Nico Gray

Abstract:

Granular materials composed of particles with differing grain sizes, densities, shapes, or surface properties may experience unexpected segregation during flow. This review focuses on kinetic sieving and squeeze expulsion, whose combined effect produces the dominant gravity-driven segregation mechanism in dense sheared flows. Shallow granular avalanches that form at the surface of more complex industrial flows such as heaps, silos, and rotating drums provide ideal conditions for particles to separate, with large particles rising to the surface and small particles percolating down to the base.
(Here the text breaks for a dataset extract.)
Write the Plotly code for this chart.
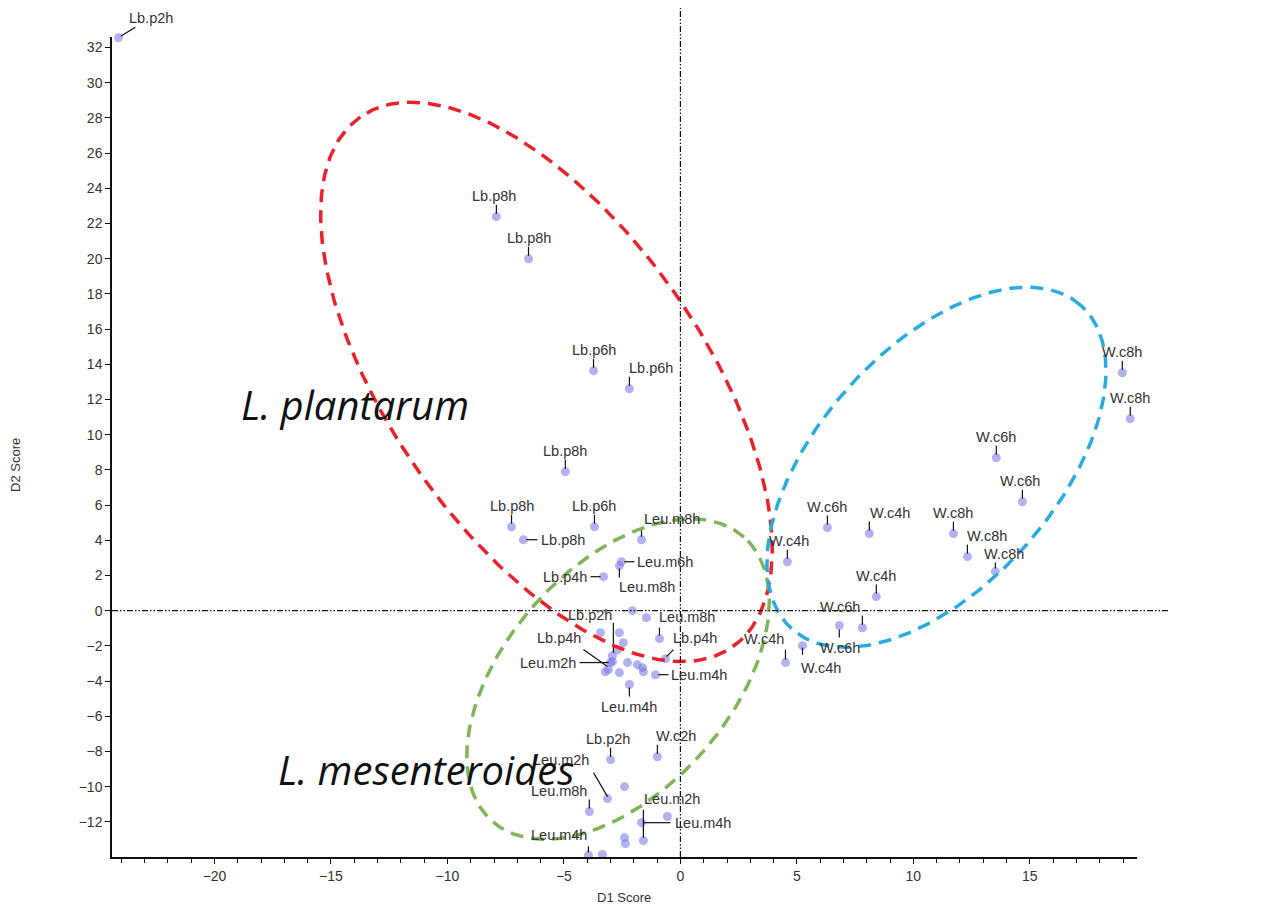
import numpy as np
import plotly.graph_objects as go

# ---------------- data ----------------
lb_names = ["Lb.p2h", "Lb.p8h", "Lb.p8h", "Lb.p6h", "Lb.p6h", "Lb.p8h", "Lb.p8h",
            "Lb.p6h", "Lb.p8h", "Lb.p4h", "Lb.p2h", "Lb.p4h", "Lb.p4h", "Lb.p2h"]
lb_d1 = [-24.12, -7.90, -6.52, -3.73, -2.19, -4.94, -7.25,
         -3.69, -6.74, -3.30, -2.92, -3.09, -0.64, -3.00]
lb_d2 = [32.56, 22.39, 20.00, 13.64, 12.61, 7.90, 4.77,
         4.77, 4.03, 1.93, -2.56, -3.35, -2.73, -8.47]

leu_names = ["Leu.m2h", "Leu.m8h", "Leu.m6h", "Leu.m8h", "Leu.m8h", "Leu.m4h", "Leu.m4h",
             "Leu.m2h", "Leu.m8h", "Leu.m2h", "Leu.m4h", "Leu.m4h"]
leu_d1 = [-3.00, -1.67, -2.53, -2.62, -0.90, -1.07, -2.19,
          -3.13, -3.91, -1.59, -1.67, -3.95]
leu_d2 = [-2.95, 4.03, 2.78, 2.56, -1.59, -3.64, -4.20,
          -10.68, -11.42, -13.07, -12.05, -13.90]

wc_names = ["W.c2h", "W.c4h", "W.c4h", "W.c6h", "W.c6h", "W.c4h", "W.c4h", "W.c6h",
            "W.c4h", "W.c8h", "W.c8h", "W.c6h", "W.c6h", "W.c8h", "W.c8h", "W.c8h"]
wc_d1 = [-0.99, 4.51, 5.24, 6.82, 7.81, 8.41, 4.59, 6.31,
         8.11, 18.97, 19.31, 13.56, 14.68, 11.72, 12.32, 13.52]
wc_d2 = [-8.30, -2.95, -1.99, -0.85, -0.97, 0.80, 2.78, 4.72,
         4.38, 13.52, 10.91, 8.69, 6.19, 4.38, 3.07, 2.22]

# unlabelled observations
free_d1 = [-2.06, -1.46, -3.43, -2.62, -2.45, -2.70, -2.92, -3.22, -2.62,
           -2.27, -1.85, -1.63, -1.59, -2.40, -0.56, -2.40, -2.36, -3.35]
free_d2 = [0.00, -0.40, -1.25, -1.25, -1.82, -2.22, -2.90, -3.47, -3.52,
           -2.95, -3.07, -3.24, -3.47, -10.00, -11.70, -12.90, -13.24, -13.86]

# group ellipses: centre (D1, D2), semi-axes (D1 units), tilt (deg on screen)
ell_names = ["L. plantarum", "L. mesenteroides", "W. confusa"]
ell_cx = [-5.75, -2.68, 10.99]
ell_cy = [13.00, -3.89, 8.15]
ell_a = [13.9, 8.15, 9.31]
ell_b = [6.7, 4.8, 5.1]
ell_ang = [125.1, 48.4, 48.2]

x_ticks = [-20, -15, -10, -5, 0, 5, 10, 15]
y_ticks = list(range(-12, 33, 2))
x_title = "D1 Score"
y_title = "D2 Score"

# ---------------- label placement (pixels, y up) ----------------
def up(dx=0, dy=21):
    return (0, 3, 0, 12, dx, dy, "center")
RIGHT = (3, 0, 14, 0, 16, 0, "left")
LEFT = (-3, 0, -13, 0, -15, 0, "right")

lb_place = [(3, 3, 13, 12, 32, 20, "center"), up(-2), up(), up(), up(22), up(), up(),
            up(), RIGHT, LEFT, (1, 3, 1, 33, -22, 41, "center"),
            (-1, 3, -25, 20, -49, 32, "center"), (1, 2, 8, 9, 29, 21, "center"), up(-3)]
leu_place = [(-2, 0, -31, 0, -33, 0, "right"), up(30), (3, 0, 13, 0, 14, 0, "left"),
             (0, -3, 0, -12, 28, -21, "center"), (0, 3, 0, 11, 28, 22, "center"),
             (3, 0, 13, 0, 14, 0, "left"), (0, -3, 0, -12, 0, -22, "center"),
             (0, 2, -14, 26, -46, 39, "center"), up(-30), (0, 3, 0, 31, 29, 42, "center"),
             (2, 0, 29, 0, 31, 0, "left"), (0, 3, 0, 9, -29, 20, "center")]
wc_place = [up(19), (0, 3, 0, 13, -21, 24, "center"), (0, -2, 0, -9, 19, -22, "center"),
            (0, -4, 0, -12, 1, -22, "center"), up(-22), up(), up(2), up(), up(21),
            up(), up(), up(), up(-2), up(), up(20), (0, 3, 0, 9, 9, 18, "center")]

# ---------------- layout geometry ----------------
W, H = 1282, 909
ML, MR, MT, MB = 112, 145, 37, 52
PW, PH = W - ML - MR, H - MT - MB
xr = [-24.4, 19.6]
yr = [-14.0, 32.6]
kx = PW / (xr[1] - xr[0])   # px per D1 unit
ky = PH / (yr[1] - yr[0])   # px per D2 unit

fig = go.Figure()

all_x = lb_d1 + leu_d1 + wc_d1 + free_d1
all_y = lb_d2 + leu_d2 + wc_d2 + free_d2
fig.add_trace(go.Scatter(x=all_x, y=all_y, mode="markers", cliponaxis=False,
                         marker=dict(size=9, color="rgba(115,115,228,0.55)",
                                     line=dict(width=0)),
                         hoverinfo="skip", showlegend=False))

# leader lines
names = lb_names + leu_names + wc_names
xs = lb_d1 + leu_d1 + wc_d1
ys = lb_d2 + leu_d2 + wc_d2
places = lb_place + leu_place + wc_place
lx, ly = [], []
for x, y, p in zip(xs[1:], ys[1:], places[1:]):
    lx += [x + p[0] / kx, x + p[2] / kx, None]
    ly += [y + p[1] / ky, y + p[3] / ky, None]
fig.add_trace(go.Scatter(x=lx, y=ly, mode="lines", line=dict(color="#111111", width=1.2),
                         hoverinfo="skip", showlegend=False))

# ellipses
ell_colors = ["#E8212B", "#80B45A", "#2AABE0"]
t = np.linspace(0, 2 * np.pi, 300)
for cx, cy, a, b, ang, col in zip(ell_cx, ell_cy, ell_a, ell_b, ell_ang, ell_colors):
    th = np.radians(ang)
    u, v = a * np.cos(t), b * np.sin(t)
    X = u * np.cos(th) - v * np.sin(th)
    Y = u * np.sin(th) + v * np.cos(th)
    fig.add_trace(go.Scatter(x=cx + X, y=cy + Y * kx / ky, mode="lines",
                             line=dict(color=col, width=3.5, dash="13px,8px"),
                             hoverinfo="skip", showlegend=False))

# point labels
lab_font = dict(family="Liberation Sans, Arial", size=14.5, color="#333333")
for i, (x, y, n, p) in enumerate(zip(xs, ys, names, places)):
    if i == 0:
        # top-left point: leader drawn with the annotation arrow (outside plot area)
        fig.add_annotation(x=x, y=y, text=n, showarrow=True, arrowhead=0, arrowwidth=1.2,
                           arrowcolor="#111111", ax=p[4], ay=-p[5], standoff=3,
                           xanchor="center", yanchor="middle", font=lab_font)
        continue
    fig.add_annotation(x=x, y=y, text=n, showarrow=False, xshift=p[4], yshift=p[5],
                       xanchor=p[6], yanchor="middle", font=lab_font)

# group labels
grp_x = [-13.95, -10.9, 20.86]
grp_y = [11.7, -9.03, 5.34]
grp_txt = ["L. plantarum", "L. mesenteroides", "W. confusa"]
for gx, gy, g in zip(grp_x, grp_y, grp_txt):
    fig.add_annotation(x=gx, y=gy, text="<i>%s</i>" % g, showarrow=False,
                       xanchor="center", yanchor="middle",
                       font=dict(family="Open Sans, Noto Sans", size=40, color="#111111"))

# axis titles (placed in paper coordinates so margins stay fixed)
title_font = dict(family="Liberation Sans, Arial", size=13, color="#333333")
fig.add_annotation(xref="paper", yref="paper", x=(624 - ML) / PW, y=-(897 - (H - MB)) / PH,
                   text=x_title, showarrow=False, xanchor="center", yanchor="middle",
                   font=title_font)
fig.add_annotation(xref="paper", yref="paper", x=(15 - ML) / PW, y=(H - MB - 465) / PH,
                   text=y_title, showarrow=False, textangle=-90, xanchor="center",
                   yanchor="middle", font=title_font)

# dash-dot reference lines through the origin
dd = "6px,2px,1.5px,2px,1.5px,2px"
fig.add_shape(type="line", xref="x", yref="paper", x0=0, x1=0, y0=0,
              y1=(H - MB - 8) / PH, line=dict(color="#111111", width=1.2, dash=dd))
fig.add_shape(type="line", xref="paper", yref="y", x0=0, x1=(1168 - ML) / PW,
              y0=0, y1=0, line=dict(color="#111111", width=1.2, dash=dd))

tickfont = dict(family="Liberation Sans, Arial", size=14, color="#333333")
fig.update_layout(
    width=W, height=H, margin=dict(l=ML, r=MR, t=MT, b=MB, autoexpand=False),
    paper_bgcolor="white", plot_bgcolor="white",
    xaxis=dict(range=xr, tickvals=x_ticks, ticks="outside", ticklen=5, tickcolor="#111",
               showline=True, linecolor="#111", linewidth=1.5, showgrid=False, zeroline=False,
               minor=dict(dtick=1, ticks="outside", ticklen=4, tickcolor="#111"),
               tickfont=tickfont, automargin=False),
    yaxis=dict(range=yr, tickvals=y_ticks, ticks="outside", ticklen=5, tickcolor="#111",
               showline=True, linecolor="#111", linewidth=1.5, showgrid=False, zeroline=False,
               tickfont=tickfont, automargin=False),
)

post = ("document.documentElement.style.margin='0';"
        "document.body.style.margin='0';"
        "document.body.style.overflow='hidden';"
        "document.documentElement.style.overflow='hidden';"
        "var gd=document.getElementById('{plot_id}');"
        "gd.style.position='fixed';gd.style.top='0px';gd.style.left='0px';")
fig.write_html("out.html", config={"displayModeBar": False}, post_script=post)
When this is combined with erosion and deposition, amazing patterns can form in the underlying substrate. Gravity-driven segregation and velocity shear induce differential lateral transport, which may be thought of as a secondary segregation mechanism. This allows larger particles to accumulate at flow fronts, and if they are more frictional than the fine grains, they can feedback on the bulk flow, causing flow fingering, levee formation, and longer runout of geophysical mass flows.
Reference: Particle Segregation in Dense Granular Flows, John Mark Nicholas Timm Gray, Annual Review of Fluid Mechanics 2018 50:1, 407-433

Bio:
Nico Gray is Professor of Applied Mathematics at The University of Manchester and is an expert on granular avalanches and the particle segregation that occurs within them. He holds a BSc in Mathematics from Manchester, a PhD on “sea ice dynamics” from the University of Cambridge and a Habilitation in “continuum mechanics and geophysical dynamics” from the Technical University of Darmstadt. A key feature of Nico’s research is that he performs small scale experiments that provide a strong motivation for his theoretical and computational work. Over recent years he has also collaborated extensively with geologists working on hazardous geophysical flows, such as debris-flows, rockfalls and pyroclastic flows. This has included field work, as well as novel large-scale experiments at the United States Geological Survey (USGS) debris-flow flume in Oregon. Nico holds a prestigious Royal Society Wolfson Research Merit Award as well as EPSRC Established Career Fellowship. Both these awards are focussed at applying the significant theoretical breakthroughs that he has made in understanding the rheology of granular flows and how they segregate to important industrial unit operations, such as chute flows, silos, conveyor belts and rotating drums.